Go through the listing and set it down exactly, leaving out its pictures.
◇ ◇ ◇
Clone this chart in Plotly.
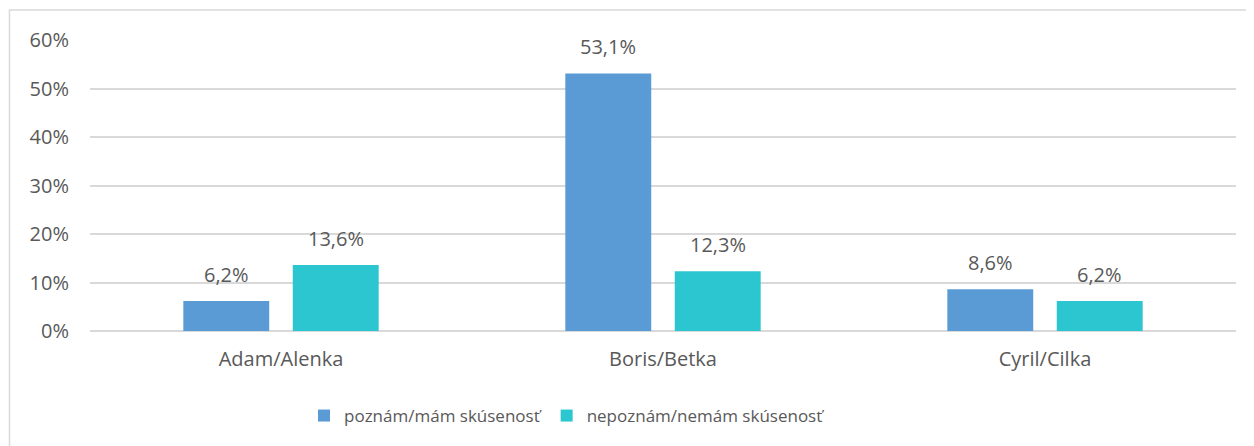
import plotly.graph_objects as go

categories = ["Adam/Alenka", "Boris/Betka", "Cyril/Cilka"]
series_names = ["poznám/mám skúsenosť", "nepoznám/nemám skúsenosť"]
known = [0.062, 0.531, 0.086]
unknown = [0.136, 0.123, 0.062]
colors = ["#5B9BD5", "#2CC6D0"]

# page has an 8px body margin; figure coordinates are offset accordingly
OFF = 8
W, H = 1254 - OFF, 446 - OFF
L, T = 90 - OFF, 40 - OFF
pw = 1236 - 90
ph = 331 - 40
R = W - L - pw
B = H - T - ph

BARGAP, GROUPGAP = 0.427, 0.215
font = dict(family="Open Sans, Noto Sans, sans-serif", size=20, color="#595959")
legend_font = dict(family="Open Sans, Noto Sans, sans-serif", size=17, color="#595959")

fig = go.Figure()
slot = pw / len(categories) * (1 - BARGAP) / 2
annotations = []
for i, (name, vals, col) in enumerate(zip(series_names, [known, unknown], colors)):
    fig.add_trace(go.Bar(
        x=categories, y=vals, name=name, marker=dict(color=col, line=dict(width=0)),
    ))
    for c, v in zip(categories, vals):
        annotations.append(dict(
            x=c, y=v, xref="x", yref="y", text=f"{v*100:.1f}%".replace(".", ","),
            showarrow=False, xanchor="center", yanchor="bottom",
            xshift=(i - 0.5) * slot, yshift=11, font=font,
        ))

def px_x(p):
    return (p - OFF - L) / pw

def px_y(p):
    return (T + ph - (p - OFF)) / ph

fig.update_layout(
    width=W, height=H, margin=dict(l=L, r=R, t=T, b=B),
    paper_bgcolor="white", plot_bgcolor="white",
    separators=",.", font=font,
    barmode="group", bargap=BARGAP, bargroupgap=GROUPGAP,
    showlegend=True,
    legend=dict(orientation="h", x=px_x(304), xanchor="left", y=px_y(416), yanchor="middle",
                font=legend_font, itemwidth=30, tracegroupgap=0, itemclick=False),
    xaxis=dict(showgrid=False, showline=False, ticks="", ticklabelstandoff=14, tickfont=font),
    yaxis=dict(range=[0, 0.6], dtick=0.1, tickformat=".0%", showgrid=True, gridcolor="#D9D9D9",
               gridwidth=1.5, zeroline=True, zerolinecolor="#D9D9D9", zerolinewidth=1.5,
               showline=False, ticks="", ticklabelstandoff=20, tickfont=font),
    annotations=annotations,
    shapes=[dict(type="rect", xref="paper", yref="paper",
                 x0=px_x(9.5), x1=px_x(1270), y0=px_y(470), y1=px_y(10),
                 line=dict(color="#D9D9D9", width=1.5), fillcolor="rgba(0,0,0,0)", layer="below")],
)
fig.write_html("out.html")
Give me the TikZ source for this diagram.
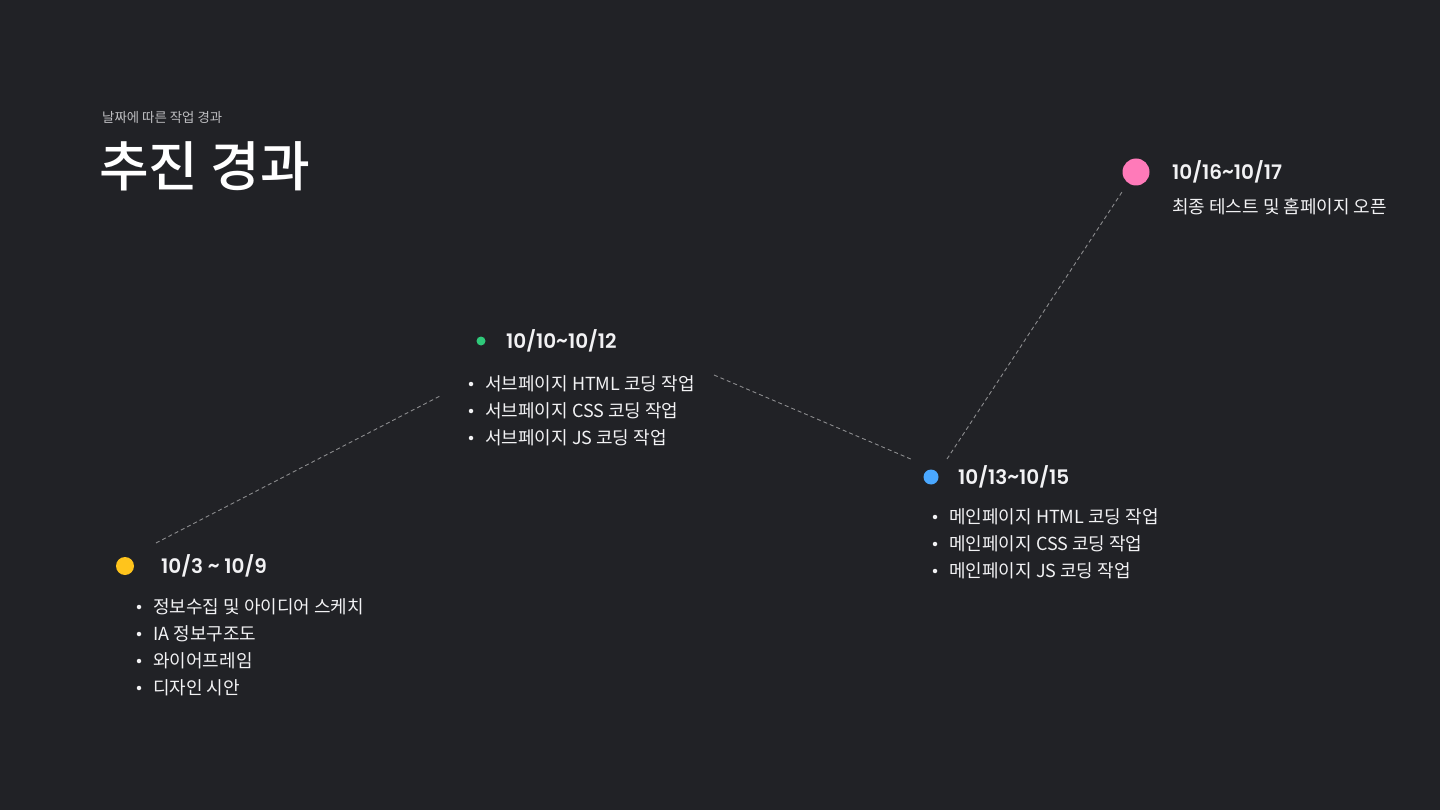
◇ ◇ ◇
▸ **Exercise answer**:
Clone this chart in Plotly.
import plotly.graph_objects as go

categories = ["Adam/Alenka", "Boris/Betka", "Cyril/Cilka"]
series_names = ["poznám/mám skúsenosť", "nepoznám/nemám skúsenosť"]
known = [0.062, 0.531, 0.086]
unknown = [0.136, 0.123, 0.062]
colors = ["#5B9BD5", "#2CC6D0"]

# page has an 8px body margin; figure coordinates are offset accordingly
OFF = 8
W, H = 1254 - OFF, 446 - OFF
L, T = 90 - OFF, 40 - OFF
pw = 1236 - 90
ph = 331 - 40
R = W - L - pw
B = H - T - ph

BARGAP, GROUPGAP = 0.427, 0.215
font = dict(family="Open Sans, Noto Sans, sans-serif", size=20, color="#595959")
legend_font = dict(family="Open Sans, Noto Sans, sans-serif", size=17, color="#595959")

fig = go.Figure()
slot = pw / len(categories) * (1 - BARGAP) / 2
annotations = []
for i, (name, vals, col) in enumerate(zip(series_names, [known, unknown], colors)):
    fig.add_trace(go.Bar(
        x=categories, y=vals, name=name, marker=dict(color=col, line=dict(width=0)),
    ))
    for c, v in zip(categories, vals):
        annotations.append(dict(
            x=c, y=v, xref="x", yref="y", text=f"{v*100:.1f}%".replace(".", ","),
            showarrow=False, xanchor="center", yanchor="bottom",
            xshift=(i - 0.5) * slot, yshift=11, font=font,
        ))

def px_x(p):
    return (p - OFF - L) / pw

def px_y(p):
    return (T + ph - (p - OFF)) / ph

fig.update_layout(
    width=W, height=H, margin=dict(l=L, r=R, t=T, b=B),
    paper_bgcolor="white", plot_bgcolor="white",
    separators=",.", font=font,
    barmode="group", bargap=BARGAP, bargroupgap=GROUPGAP,
    showlegend=True,
    legend=dict(orientation="h", x=px_x(304), xanchor="left", y=px_y(416), yanchor="middle",
                font=legend_font, itemwidth=30, tracegroupgap=0, itemclick=False),
    xaxis=dict(showgrid=False, showline=False, ticks="", ticklabelstandoff=14, tickfont=font),
    yaxis=dict(range=[0, 0.6], dtick=0.1, tickformat=".0%", showgrid=True, gridcolor="#D9D9D9",
               gridwidth=1.5, zeroline=True, zerolinecolor="#D9D9D9", zerolinewidth=1.5,
               showline=False, ticks="", ticklabelstandoff=20, tickfont=font),
    annotations=annotations,
    shapes=[dict(type="rect", xref="paper", yref="paper",
                 x0=px_x(9.5), x1=px_x(1270), y0=px_y(470), y1=px_y(10),
                 line=dict(color="#D9D9D9", width=1.5), fillcolor="rgba(0,0,0,0)", layer="below")],
)
fig.write_html("out.html")
Give me the TikZ source for this diagram.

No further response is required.